"Poyang Lake has shrunk dramatically in recent years, with significant hydrological, ecological and economic consequences," said Yuanbo Liu of the Remote Sensing Hydrology Group at Nanjing Institute of Geography and Limnology, Chinese Academy of Sciences. "We do not yet know whether the shrinkage is an ongoing trend or a complete shift in regime. Is the shrinkage being caused by climate change or by anthropogenic factors? "

With the aid of multi-temporal satellite images and hydrological data, the research group constructed a four-decade record of lake size. They found an abrupt change in size in 2006, indicating that the lake had shifted regimes (see figure). This shift has many different implications over the long term, which will undoubtedly be important for policy- and decision-makers. The lake area decreased by 311.6 km2, with 2433.7 km2 under the first regime and 2122.1 km2 under the second.

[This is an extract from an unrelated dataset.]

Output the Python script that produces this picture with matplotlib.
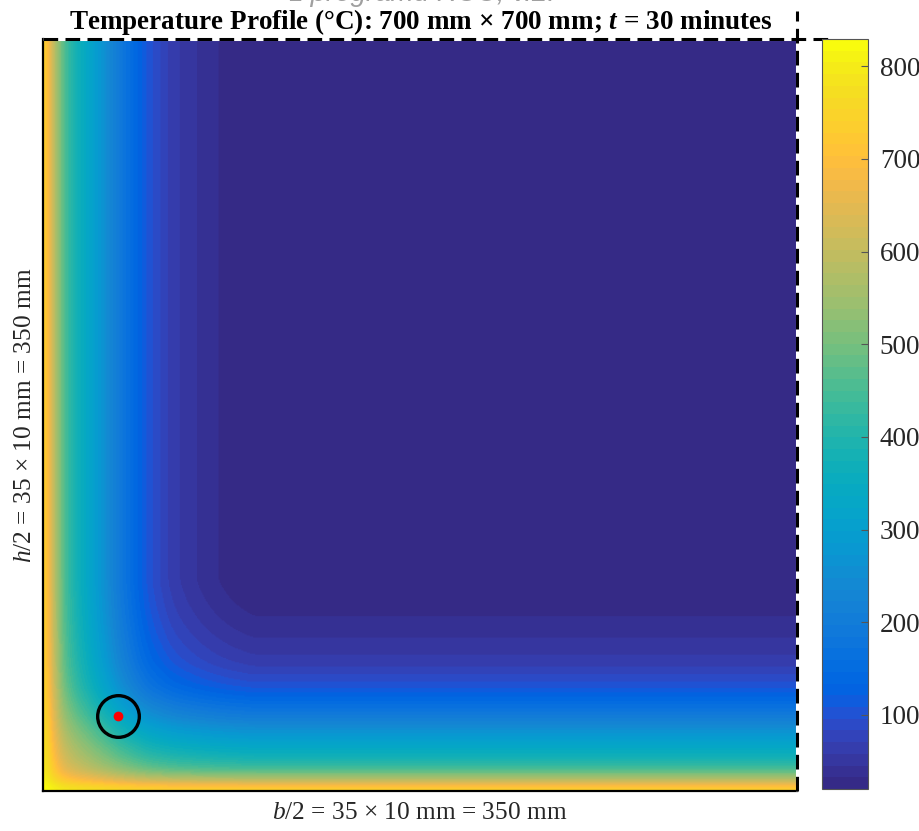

"This shrinkage is also ecologically important," said Liu, "because the Poyang Lake wetland is a reserve of international importance for cranes and many other water birds."

Normally, the size of a lake depends on how much water comes in and goes out of the water body. However, in the case of Poyang, basin-scale precipitation and outflow did not show any significant trend or abrupt change. Basin-scale evapotranspiration also increased in addition to an abrupt change in 1998. None of these factors can thus fully account for the regime shift in the lake.

The regime shift is thought to have been triggered by the weakened blocking effect of the Yangtze River, which controls the outflow of the lake. In addition to climate change upstream of the Yangtze, the regime change is most probably linked to the Three Gorges Dam – the world's largest dam, built upstream of the Yangtze River in 2003.

How climate change and the Three Gorges Dam have affected the Yangtze River and influenced Poyang Lake outflow are issues that require further study. Such analyses will greatly improve our understanding of how important large-scale hydrological constructions, such as dams, are in a changing climate.